OC WEEKLY: Who are you, and why do you do what you do?
RYAN CLARK: Hi, my name is Ryan Clark and I am an addict. I have an incurable craving for the approval and appreciation of audiences. It acts just like any other drug. It has ruined relationships; it has caused me to miss out on momentous occasions of friends and family. It has also cost me jobs. If I don’t do some sort of performing for a while, I get noticeably irritable. Currently, I do comedy to get my fix. I honestly do think of it as less of a dream and more of an addiction.
Are you able to make a living off comedy? If not, what do you do to keep the lights on?
I’ve never really been able to make a living doing the things I love. There is still part of me that holds out for that to come true someday. I’ve had a gamut of jobs from white to blue collar. I’ve had stable income in the past, and those times of my life tend to be more depressing. I currently work at the Improv in Hollywood and will Uber on the side, which is depressing, but at least it’s depressing on my terms. Truthfully, I’m much happier now, making the fraction of the money I was making before I decided to dedicate my life (mostly) to comedy. I sometimes think that making money is just a hobby for people who don’t know what they want to do with their lives.
Do you ever notice a disconnect between the reality of being a comedian and what people see you as? Do you see the illusion as being an important part of the art?

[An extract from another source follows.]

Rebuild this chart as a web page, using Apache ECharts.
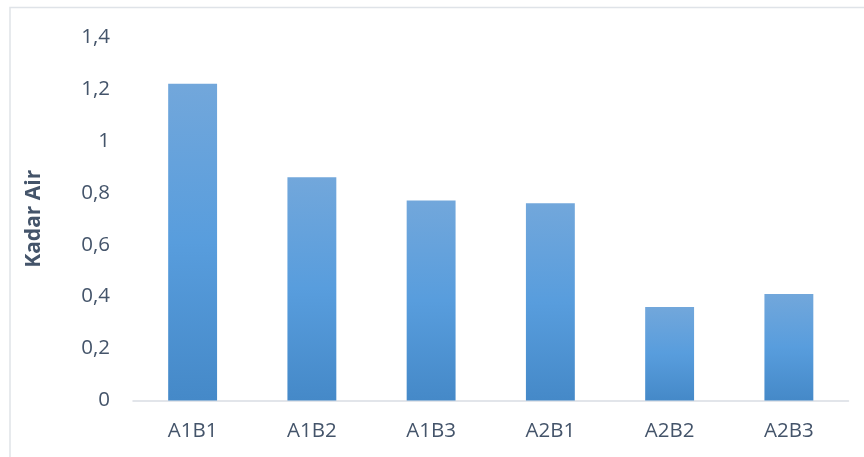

The reality of pursuing one’s passion is not the same as fantasizing about someone else who has done it. I remember being a kid and going to shows and thinking that the band up there playing had “made it” because they were playing at the Troubadour. Little did I know that the money they made off that show probably went right to making band shirts so they can sell enough shirts to one day make more shirts. I used to want to walk down the street and be recognized for my work. On a small level, I have done that, and it can be a cool feeling. But not when you are an Uber driver and you picked someone up who has come to a couple of your shows. Or not when it’s a bank teller who is a fan of yours but can see that you only have about $30 in your bank account. I’ve achieved some incredible things that I can look back on and be proud of. But I don’t ever think I’ll think I’ve “made it.” Because there is a curse of never being satisfied with your work as an artist. Any artist worth checking out probably hates their own work.